Engebretson, a senior global studies and Spanish double major in the pre-health program at the University of Nebraska-Lincoln, said she cherished the open adoption process and never felt repercussions of it.

“Ever since I can remember, it was completely normal,” she said. “[My parents] would always be like ‘This is mom and dad but you grew up in her tummy like you were in her tummy.'”

Her biological mother, Tammy, was addicted to drugs and alcohol during pregnancy. With a heavy weight on her shoulder telling her she couldn’t take care of another child, Tammy chose to explore other options. Engebretson’s biological father was unknown.

“The moment she [Tammy] realized she was pregnant, she went to Planned Parenthood to have an abortion but didn’t have enough money,” Engebretson said. “So she thought right away about adoption because she said that, at the time, I already had two older siblings, so she had two children that she was struggling to take care of and raise.”

When it came to choosing Engebretson’s adoptive parents, Tammy looked through a binder of potential families with a variety of qualities. According to Oliva Biggs, an adoption and permanency program specialist at DHHS, the qualities of adoptive parents depend more so on the child’s needs.

“[It’s] really looking into what are the child’s needs and do my strengths match with that child’s needs because every child’s needs are different,” she said. “It’s difficult to say one quality; the qualities of one parent may work for one child, but it may not work or may not be the best fit for the next child.”

On the day of the birth, Engebretson’s parents were contacted and told the news that there was a newborn baby available for them to adopt. However, there was a risk for potential birth defects due to the drug addiction carried on throughout the pregnancy.

“My parents were like, just always really positive, like there were some challenges obviously of their own with adopting a child and raising a child,” Engebretson said. “When they adopted me, their profile for adoption was open to mental defects, birth defects, like special needs kind of things. So, they really didn’t know, they just went into it with open minds, open hearts.”

The focus for this year’s National Adoption Month is on why family matters. According to Briggs, adapting to a child’s needs is a key factor when being integrated into a new family and throughout the remainder of their lives.

“They could have medical needs and behavioral health needs and physical health and all of those things we have to ensure that those needs can be met for the children, both now and forever,” she said. “Not just for the next two years or five years or 10 years, but it’s a forever commitment.

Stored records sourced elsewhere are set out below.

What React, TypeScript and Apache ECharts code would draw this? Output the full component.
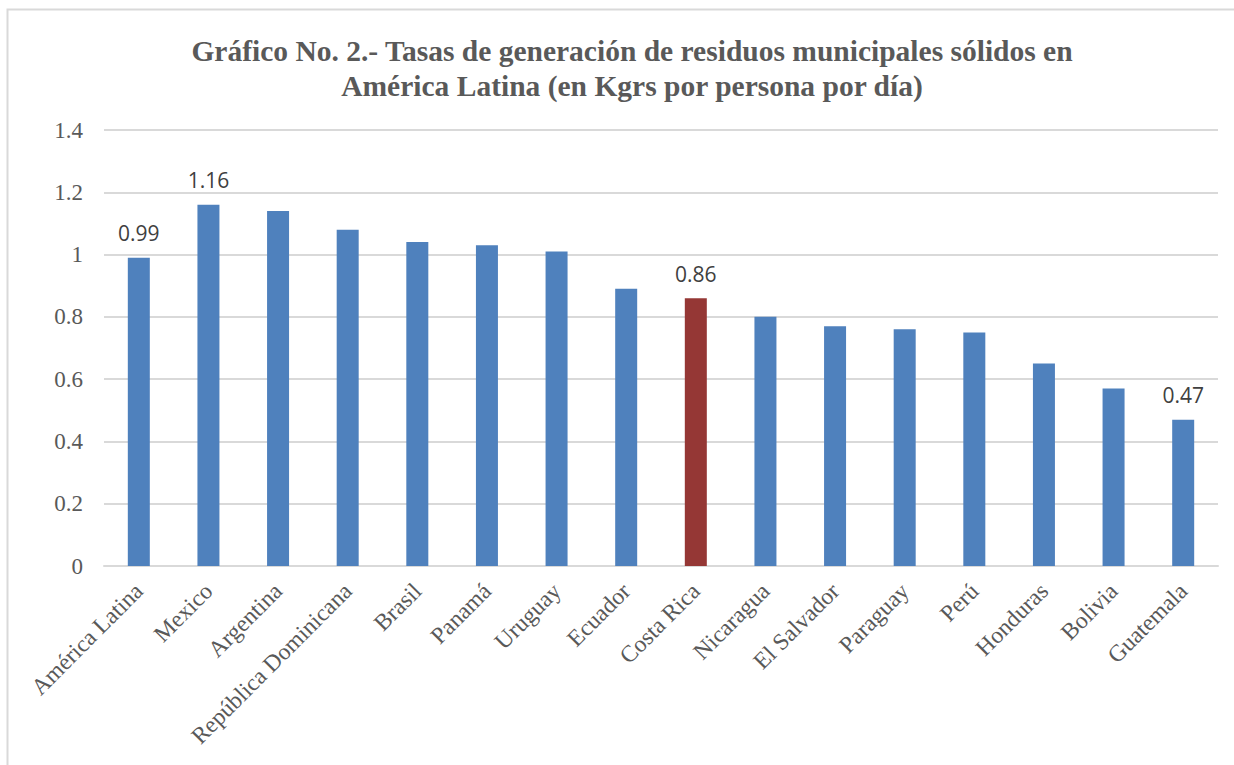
import React, { useEffect, useRef } from "react";
import * as echarts from "echarts";

const categories = [
  "América Latina", "Mexico", "Argentina", "República Dominicana", "Brasil", "Panamá",
  "Uruguay", "Ecuador", "Costa Rica", "Nicaragua", "El Salvador", "Paraguay", "Perú",
  "Honduras", "Bolivia", "Guatemala",
];
const values = [0.99, 1.16, 1.14, 1.08, 1.04, 1.03, 1.01, 0.89, 0.86, 0.8, 0.77, 0.76, 0.75, 0.65, 0.57, 0.47];
const labeledCategories = ["América Latina", "Mexico", "Costa Rica", "Guatemala"];
const highlightCategory = "Costa Rica";
const yTicks = { min: 0, max: 1.4, interval: 0.2 };
const titleLines = [
  "Gráfico No. 2.- Tasas de generación de residuos municipales sólidos en",
  "América Latina (en Kgrs por persona por día)",
];

export default function App() {
  const ref = useRef<HTMLDivElement>(null);
  useEffect(() => {
    if (!ref.current) return;
    const chart = echarts.init(ref.current, null, { renderer: "svg" });
    const serif = "'Liberation Serif', 'Times New Roman', serif";
    chart.setOption({
      animation: false,
      backgroundColor: "#ffffff",
      title: {
        text: titleLines.join("\n"),
        left: 627,
        top: 28,
        textAlign: "center",
        textStyle: {
          fontFamily: serif,
          fontWeight: "bold",
          fontSize: 29.5,
          lineHeight: 35,
          color: "#595959",
        },
      },
      graphic: [
        {
          type: "rect",
          shape: { x: 7.5, y: 9.5, width: 1400, height: 900 },
          style: { fill: "none", stroke: "#D9D9D9", lineWidth: 2 },
          silent: true,
        },
      ],
      grid: { left: 104, right: 16, top: 130, bottom: 199 },
      xAxis: {
        type: "category",
        data: categories,
        axisLine: { lineStyle: { color: "#D9D9D9", width: 2 } },
        axisTick: { show: false },
        axisLabel: {
          rotate: 45,
          interval: 0,
          fontFamily: serif,
          fontSize: 23.5,
          color: "#595959",
          margin: 21,
        },
      },
      yAxis: {
        type: "value",
        min: yTicks.min,
        max: yTicks.max,
        interval: yTicks.interval,
        axisLine: { show: false },
        axisTick: { show: false },
        splitLine: { lineStyle: { color: "#D9D9D9", width: 2 } },
        axisLabel: {
          fontFamily: serif,
          fontSize: 23,
          color: "#595959",
          margin: 21,
          formatter: (v: number) => String(Math.round(v * 10) / 10),
        },
      },
      series: [
        {
          type: "bar",
          barWidth: 22,
          data: values.map((v, i) => ({
            value: v,
            itemStyle: {
              color: categories[i] === highlightCategory ? "#953735" : "#4F81BD",
            },
            label: { show: labeledCategories.includes(categories[i]) },
          })),
          label: {
            position: "top",
            distance: 14,
            fontFamily: "'Open Sans', 'Liberation Sans', sans-serif",
            fontSize: 21,
            color: "#404040",
            formatter: (p: any) => String(p.value),
          },
        },
      ],
    });
    return () => chart.dispose();
  }, []);
  return (
    <div
      ref={ref}
      style={{ position: "fixed", left: 0, top: 0, width: 1234, height: 765 }}
    />
  );
}
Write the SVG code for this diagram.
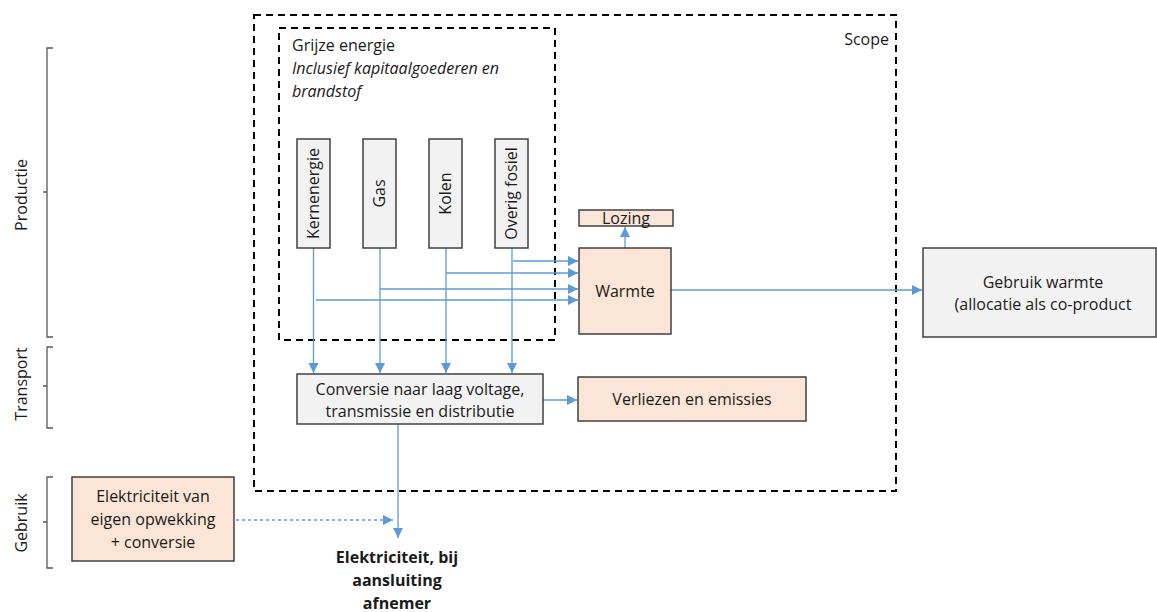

A family doesn’t end at a certain age; it goes on forever.”

The rekindled relationship Engebretson has formed with her biological mother through open adoption is something she cherishes, and she acknowledges that other adopted children may not have the same experience as her.

“I just feel like extremely lucky because with my situation, despite coming from extreme negatives of like a lot of unknowns, there was positivity in the outcome of it,” she said. “Like people think it’s a miracle, you know, people see it as like a miracle. But every case is different.”

According to Briggs, Nebraska will host several communal events to celebrate all month long. On the actual National Adoption Day, Nov. 23, she said judges hold court hearings to finalize adoptions in the state.

“A lot of communities do celebrations, host events with all kinds of activities for the children to celebrate, with face painting and carnivals, just everything you can possibly imagine,” she said. “A lot of family photos are taken that day and we get so much support from the communities.”

Although Engebretson doesn’t plan on participating in any National Adoption Day celebration, she said she is grounded in her roots and recognizes how her story as an adoptee has made her the woman she is today.

“I love being adopted,” Engebretson said. “It’s part of who I am.”